Data provided:
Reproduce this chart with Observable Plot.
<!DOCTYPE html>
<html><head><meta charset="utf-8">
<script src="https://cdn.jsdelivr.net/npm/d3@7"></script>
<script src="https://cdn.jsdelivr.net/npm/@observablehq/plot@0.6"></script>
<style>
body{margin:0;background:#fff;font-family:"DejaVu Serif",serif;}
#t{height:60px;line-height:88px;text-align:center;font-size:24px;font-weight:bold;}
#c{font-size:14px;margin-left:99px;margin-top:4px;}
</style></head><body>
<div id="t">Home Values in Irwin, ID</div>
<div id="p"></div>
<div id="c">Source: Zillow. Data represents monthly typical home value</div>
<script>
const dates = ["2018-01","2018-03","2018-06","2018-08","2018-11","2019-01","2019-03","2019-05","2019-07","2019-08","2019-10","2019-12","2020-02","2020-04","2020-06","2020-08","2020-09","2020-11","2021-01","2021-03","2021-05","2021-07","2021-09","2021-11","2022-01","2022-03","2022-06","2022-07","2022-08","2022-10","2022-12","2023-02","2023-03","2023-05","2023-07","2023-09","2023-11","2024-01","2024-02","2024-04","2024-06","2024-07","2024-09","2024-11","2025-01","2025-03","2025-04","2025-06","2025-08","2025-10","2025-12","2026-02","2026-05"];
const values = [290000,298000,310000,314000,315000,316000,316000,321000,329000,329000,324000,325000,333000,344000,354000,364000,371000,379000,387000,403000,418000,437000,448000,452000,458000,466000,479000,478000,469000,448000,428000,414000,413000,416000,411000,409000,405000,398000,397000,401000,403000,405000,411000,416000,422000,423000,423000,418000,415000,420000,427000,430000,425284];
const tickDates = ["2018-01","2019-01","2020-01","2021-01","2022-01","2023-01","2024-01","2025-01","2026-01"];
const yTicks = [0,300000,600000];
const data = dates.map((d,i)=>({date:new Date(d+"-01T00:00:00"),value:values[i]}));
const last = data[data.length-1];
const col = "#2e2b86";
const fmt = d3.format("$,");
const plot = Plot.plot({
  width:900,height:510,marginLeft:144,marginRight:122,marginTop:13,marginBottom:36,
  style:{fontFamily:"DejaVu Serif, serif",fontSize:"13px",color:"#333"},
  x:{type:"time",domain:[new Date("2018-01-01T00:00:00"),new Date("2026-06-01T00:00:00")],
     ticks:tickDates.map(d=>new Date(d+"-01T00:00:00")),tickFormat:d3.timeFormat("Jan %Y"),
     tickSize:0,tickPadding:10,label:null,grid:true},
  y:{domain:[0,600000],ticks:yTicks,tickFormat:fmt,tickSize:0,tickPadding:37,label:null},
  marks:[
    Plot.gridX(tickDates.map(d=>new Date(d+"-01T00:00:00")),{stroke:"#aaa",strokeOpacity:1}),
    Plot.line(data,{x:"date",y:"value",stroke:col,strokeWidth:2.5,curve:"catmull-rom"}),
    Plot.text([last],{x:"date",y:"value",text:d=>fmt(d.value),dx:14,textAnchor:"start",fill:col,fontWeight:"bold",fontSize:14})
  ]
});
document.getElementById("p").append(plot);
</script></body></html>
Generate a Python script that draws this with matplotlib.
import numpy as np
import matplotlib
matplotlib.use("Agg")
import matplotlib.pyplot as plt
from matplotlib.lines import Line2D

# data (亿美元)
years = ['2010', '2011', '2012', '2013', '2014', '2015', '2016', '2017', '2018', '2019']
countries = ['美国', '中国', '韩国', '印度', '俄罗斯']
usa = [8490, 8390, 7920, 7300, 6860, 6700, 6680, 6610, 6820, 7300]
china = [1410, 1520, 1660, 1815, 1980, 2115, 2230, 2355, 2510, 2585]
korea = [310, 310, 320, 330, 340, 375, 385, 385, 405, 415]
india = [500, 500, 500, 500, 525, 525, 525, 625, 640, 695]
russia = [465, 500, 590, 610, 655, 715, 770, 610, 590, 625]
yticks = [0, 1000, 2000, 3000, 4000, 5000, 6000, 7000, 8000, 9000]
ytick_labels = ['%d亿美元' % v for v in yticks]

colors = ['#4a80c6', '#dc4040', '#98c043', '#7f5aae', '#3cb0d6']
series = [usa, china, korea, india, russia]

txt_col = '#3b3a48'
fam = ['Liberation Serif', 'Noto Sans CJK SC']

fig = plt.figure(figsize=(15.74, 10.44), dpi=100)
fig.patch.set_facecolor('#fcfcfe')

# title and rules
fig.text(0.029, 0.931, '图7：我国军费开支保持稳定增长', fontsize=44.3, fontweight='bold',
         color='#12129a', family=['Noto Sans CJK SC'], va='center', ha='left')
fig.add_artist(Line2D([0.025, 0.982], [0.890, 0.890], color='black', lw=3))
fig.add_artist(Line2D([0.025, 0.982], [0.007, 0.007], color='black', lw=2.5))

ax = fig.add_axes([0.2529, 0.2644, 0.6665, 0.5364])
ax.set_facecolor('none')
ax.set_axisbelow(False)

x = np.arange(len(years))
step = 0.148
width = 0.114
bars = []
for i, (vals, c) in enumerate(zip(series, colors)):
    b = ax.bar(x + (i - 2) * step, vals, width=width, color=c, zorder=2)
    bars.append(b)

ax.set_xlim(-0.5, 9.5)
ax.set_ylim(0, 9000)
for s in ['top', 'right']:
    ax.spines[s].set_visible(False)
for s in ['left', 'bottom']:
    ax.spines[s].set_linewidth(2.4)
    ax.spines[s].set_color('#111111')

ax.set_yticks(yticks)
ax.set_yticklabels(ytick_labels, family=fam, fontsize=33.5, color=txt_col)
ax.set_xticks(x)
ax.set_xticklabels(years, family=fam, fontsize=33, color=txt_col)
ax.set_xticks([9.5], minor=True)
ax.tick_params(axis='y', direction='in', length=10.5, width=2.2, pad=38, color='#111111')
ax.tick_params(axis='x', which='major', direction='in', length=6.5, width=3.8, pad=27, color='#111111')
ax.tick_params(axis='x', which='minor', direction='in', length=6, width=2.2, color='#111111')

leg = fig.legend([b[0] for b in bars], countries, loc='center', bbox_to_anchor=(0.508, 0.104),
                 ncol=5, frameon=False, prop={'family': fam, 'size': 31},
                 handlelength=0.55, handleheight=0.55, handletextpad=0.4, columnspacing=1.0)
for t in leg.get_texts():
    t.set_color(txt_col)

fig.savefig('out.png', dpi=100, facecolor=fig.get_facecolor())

Problem description:
Scan the data above; copy every line where "matplotlib" appears.

Output:
Generate a Python script that draws this with matplotlib.
import matplotlib
matplotlib.use("Agg")
import matplotlib.pyplot as plt
from matplotlib.lines import Line2D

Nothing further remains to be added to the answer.